▸ Source data
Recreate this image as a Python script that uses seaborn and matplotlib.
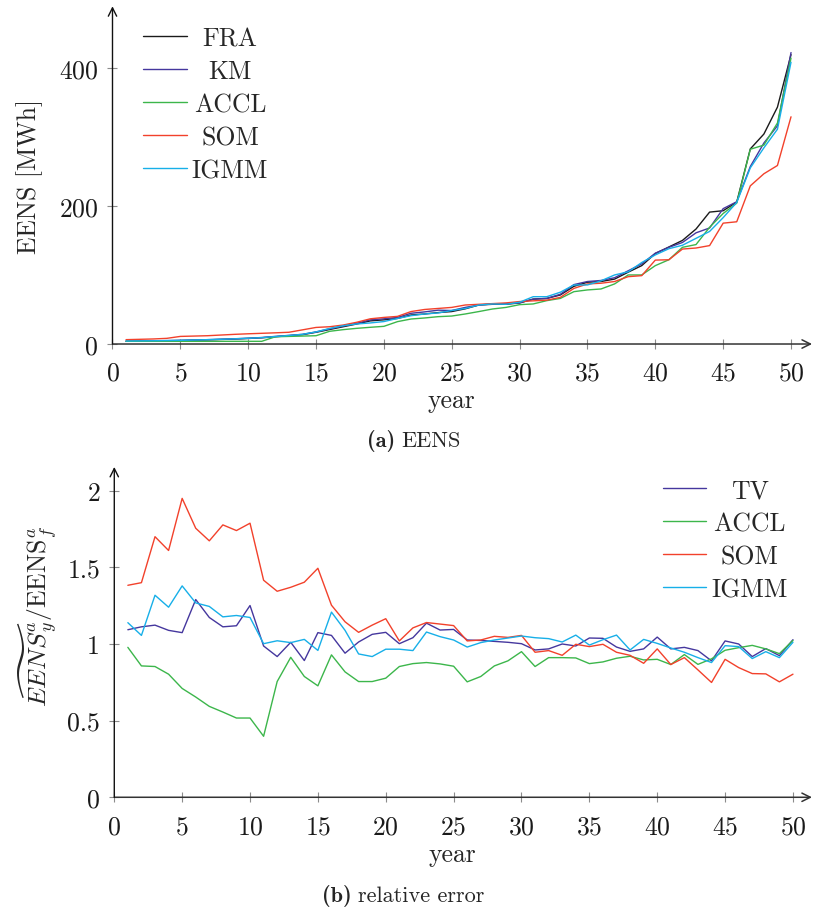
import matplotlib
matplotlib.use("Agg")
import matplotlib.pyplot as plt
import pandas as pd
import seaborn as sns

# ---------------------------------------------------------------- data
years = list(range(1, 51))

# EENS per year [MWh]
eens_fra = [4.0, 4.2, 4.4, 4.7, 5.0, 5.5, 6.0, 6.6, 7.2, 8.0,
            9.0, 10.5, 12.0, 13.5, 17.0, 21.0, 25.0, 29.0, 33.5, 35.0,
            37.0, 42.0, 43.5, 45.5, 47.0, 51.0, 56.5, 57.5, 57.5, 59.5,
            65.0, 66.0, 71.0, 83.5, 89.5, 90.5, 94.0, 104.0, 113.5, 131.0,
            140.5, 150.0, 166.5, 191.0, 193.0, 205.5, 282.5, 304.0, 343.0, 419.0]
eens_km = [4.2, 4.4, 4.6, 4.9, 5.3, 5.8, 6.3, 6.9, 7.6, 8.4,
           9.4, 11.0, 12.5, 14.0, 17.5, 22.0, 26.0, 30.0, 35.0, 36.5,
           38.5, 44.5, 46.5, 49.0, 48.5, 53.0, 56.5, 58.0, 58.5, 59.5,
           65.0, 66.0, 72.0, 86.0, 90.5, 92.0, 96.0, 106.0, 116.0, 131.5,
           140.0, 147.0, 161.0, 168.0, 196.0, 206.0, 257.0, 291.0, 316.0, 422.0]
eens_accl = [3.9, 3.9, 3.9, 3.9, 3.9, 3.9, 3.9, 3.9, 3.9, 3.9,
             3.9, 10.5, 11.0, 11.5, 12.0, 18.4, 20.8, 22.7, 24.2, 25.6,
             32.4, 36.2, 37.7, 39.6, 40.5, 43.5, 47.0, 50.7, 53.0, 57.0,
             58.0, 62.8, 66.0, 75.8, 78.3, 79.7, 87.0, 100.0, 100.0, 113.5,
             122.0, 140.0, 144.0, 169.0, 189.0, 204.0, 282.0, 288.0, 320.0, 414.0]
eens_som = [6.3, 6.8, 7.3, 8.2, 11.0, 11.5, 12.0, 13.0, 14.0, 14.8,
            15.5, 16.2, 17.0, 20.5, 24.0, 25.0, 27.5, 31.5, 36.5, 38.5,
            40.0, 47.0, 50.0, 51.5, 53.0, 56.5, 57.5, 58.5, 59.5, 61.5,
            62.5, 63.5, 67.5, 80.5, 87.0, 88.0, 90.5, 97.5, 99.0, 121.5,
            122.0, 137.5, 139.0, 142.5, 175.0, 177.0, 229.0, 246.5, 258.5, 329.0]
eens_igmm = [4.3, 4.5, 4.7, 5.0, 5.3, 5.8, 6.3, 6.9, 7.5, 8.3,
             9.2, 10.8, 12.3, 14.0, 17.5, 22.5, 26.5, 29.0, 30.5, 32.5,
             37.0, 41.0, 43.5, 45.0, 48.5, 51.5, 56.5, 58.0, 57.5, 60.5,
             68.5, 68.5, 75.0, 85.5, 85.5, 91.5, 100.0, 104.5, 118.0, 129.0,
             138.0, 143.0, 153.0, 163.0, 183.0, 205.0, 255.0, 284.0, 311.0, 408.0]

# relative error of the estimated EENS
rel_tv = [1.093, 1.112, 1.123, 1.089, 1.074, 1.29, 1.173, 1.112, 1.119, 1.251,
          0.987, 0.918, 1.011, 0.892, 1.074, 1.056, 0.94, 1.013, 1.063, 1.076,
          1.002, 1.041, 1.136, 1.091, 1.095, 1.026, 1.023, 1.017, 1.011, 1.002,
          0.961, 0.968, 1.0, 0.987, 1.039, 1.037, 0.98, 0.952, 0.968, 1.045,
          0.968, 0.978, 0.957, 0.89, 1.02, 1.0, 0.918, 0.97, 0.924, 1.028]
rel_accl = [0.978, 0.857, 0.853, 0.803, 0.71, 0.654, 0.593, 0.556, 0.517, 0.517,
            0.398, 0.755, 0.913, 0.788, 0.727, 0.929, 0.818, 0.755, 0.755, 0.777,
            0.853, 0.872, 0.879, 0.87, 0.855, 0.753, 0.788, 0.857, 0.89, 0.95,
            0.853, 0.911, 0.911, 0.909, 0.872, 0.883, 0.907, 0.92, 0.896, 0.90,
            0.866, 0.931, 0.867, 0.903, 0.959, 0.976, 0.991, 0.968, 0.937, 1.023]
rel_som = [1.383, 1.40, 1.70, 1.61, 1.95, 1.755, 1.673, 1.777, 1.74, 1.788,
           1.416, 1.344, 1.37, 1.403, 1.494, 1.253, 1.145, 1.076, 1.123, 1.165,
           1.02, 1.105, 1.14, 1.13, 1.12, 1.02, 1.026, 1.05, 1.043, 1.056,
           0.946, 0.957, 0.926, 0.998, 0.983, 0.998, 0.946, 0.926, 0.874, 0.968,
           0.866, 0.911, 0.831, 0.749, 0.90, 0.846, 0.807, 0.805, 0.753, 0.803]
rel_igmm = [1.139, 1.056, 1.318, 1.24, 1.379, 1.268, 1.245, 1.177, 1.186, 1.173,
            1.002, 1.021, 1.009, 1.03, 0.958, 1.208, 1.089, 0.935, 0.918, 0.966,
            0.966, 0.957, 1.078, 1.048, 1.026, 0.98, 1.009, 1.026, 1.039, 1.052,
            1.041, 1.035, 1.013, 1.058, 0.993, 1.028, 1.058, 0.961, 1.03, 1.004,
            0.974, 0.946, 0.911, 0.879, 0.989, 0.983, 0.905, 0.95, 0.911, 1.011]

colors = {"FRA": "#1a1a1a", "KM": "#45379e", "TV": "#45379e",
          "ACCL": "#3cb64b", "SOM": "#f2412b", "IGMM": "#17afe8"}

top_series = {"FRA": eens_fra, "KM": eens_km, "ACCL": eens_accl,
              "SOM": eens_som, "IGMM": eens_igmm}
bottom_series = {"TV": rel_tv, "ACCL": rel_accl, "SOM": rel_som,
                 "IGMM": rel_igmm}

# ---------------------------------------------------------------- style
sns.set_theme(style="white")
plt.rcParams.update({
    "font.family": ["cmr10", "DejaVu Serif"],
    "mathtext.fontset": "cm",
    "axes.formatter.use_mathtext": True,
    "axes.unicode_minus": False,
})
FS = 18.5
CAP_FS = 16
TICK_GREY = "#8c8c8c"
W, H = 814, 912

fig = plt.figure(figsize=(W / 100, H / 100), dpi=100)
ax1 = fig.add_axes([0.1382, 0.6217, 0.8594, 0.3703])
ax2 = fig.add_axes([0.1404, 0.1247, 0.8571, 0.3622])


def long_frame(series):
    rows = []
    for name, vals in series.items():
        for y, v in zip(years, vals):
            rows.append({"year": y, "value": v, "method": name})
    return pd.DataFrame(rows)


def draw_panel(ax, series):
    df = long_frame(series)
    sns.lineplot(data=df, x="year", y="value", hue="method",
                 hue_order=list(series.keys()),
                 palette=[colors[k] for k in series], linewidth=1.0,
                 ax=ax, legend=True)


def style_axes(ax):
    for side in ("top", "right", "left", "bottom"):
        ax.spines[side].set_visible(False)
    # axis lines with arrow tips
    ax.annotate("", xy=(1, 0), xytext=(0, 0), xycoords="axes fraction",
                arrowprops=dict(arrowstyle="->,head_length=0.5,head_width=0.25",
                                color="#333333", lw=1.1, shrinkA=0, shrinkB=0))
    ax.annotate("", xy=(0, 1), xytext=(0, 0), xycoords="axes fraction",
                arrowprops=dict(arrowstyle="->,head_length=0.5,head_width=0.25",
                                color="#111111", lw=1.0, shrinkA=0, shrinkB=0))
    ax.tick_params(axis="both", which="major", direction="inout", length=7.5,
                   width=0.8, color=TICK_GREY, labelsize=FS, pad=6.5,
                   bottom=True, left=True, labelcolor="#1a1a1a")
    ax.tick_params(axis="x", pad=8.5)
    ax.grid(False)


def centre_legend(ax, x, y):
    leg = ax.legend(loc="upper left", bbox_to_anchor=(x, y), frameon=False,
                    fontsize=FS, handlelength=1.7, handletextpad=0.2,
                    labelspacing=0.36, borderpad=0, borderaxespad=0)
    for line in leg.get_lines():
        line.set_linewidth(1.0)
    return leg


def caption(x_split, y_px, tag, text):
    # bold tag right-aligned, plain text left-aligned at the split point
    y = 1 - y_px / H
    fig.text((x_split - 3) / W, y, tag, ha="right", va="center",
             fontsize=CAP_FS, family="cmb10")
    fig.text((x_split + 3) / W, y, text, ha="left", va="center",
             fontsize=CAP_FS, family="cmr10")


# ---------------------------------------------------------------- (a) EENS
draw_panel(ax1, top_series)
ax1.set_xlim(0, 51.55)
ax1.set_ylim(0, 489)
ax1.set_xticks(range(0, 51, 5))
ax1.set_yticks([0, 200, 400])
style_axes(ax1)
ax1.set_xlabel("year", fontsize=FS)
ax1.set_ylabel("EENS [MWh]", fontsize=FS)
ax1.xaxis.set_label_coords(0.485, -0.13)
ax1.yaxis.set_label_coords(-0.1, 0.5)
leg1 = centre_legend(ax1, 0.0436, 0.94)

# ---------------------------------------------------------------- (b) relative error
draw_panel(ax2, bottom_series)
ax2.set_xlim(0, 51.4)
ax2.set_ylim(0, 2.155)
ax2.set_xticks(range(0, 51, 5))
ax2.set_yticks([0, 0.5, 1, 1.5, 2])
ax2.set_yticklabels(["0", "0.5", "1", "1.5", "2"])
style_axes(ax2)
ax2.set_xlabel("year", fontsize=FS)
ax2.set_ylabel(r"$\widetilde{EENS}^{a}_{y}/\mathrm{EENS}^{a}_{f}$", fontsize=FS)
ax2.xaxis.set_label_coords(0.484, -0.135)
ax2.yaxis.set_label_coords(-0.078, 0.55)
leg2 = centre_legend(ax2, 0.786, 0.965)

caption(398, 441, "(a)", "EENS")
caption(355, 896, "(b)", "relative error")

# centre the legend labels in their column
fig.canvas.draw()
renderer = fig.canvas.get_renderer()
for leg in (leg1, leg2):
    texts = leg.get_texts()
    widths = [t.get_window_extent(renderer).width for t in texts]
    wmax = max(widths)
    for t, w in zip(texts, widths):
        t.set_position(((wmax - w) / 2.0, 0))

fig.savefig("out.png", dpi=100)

▸ Task details
Please reproduce the listing exactly from its opening line through the line that contains "years = list(range(1, 51))", both included, with all pictures omitted.

▸ Expected output
Recreate this image as a Python script that uses seaborn and matplotlib.
import matplotlib
matplotlib.use("Agg")
import matplotlib.pyplot as plt
import pandas as pd
import seaborn as sns

# ---------------------------------------------------------------- data
years = list(range(1, 51))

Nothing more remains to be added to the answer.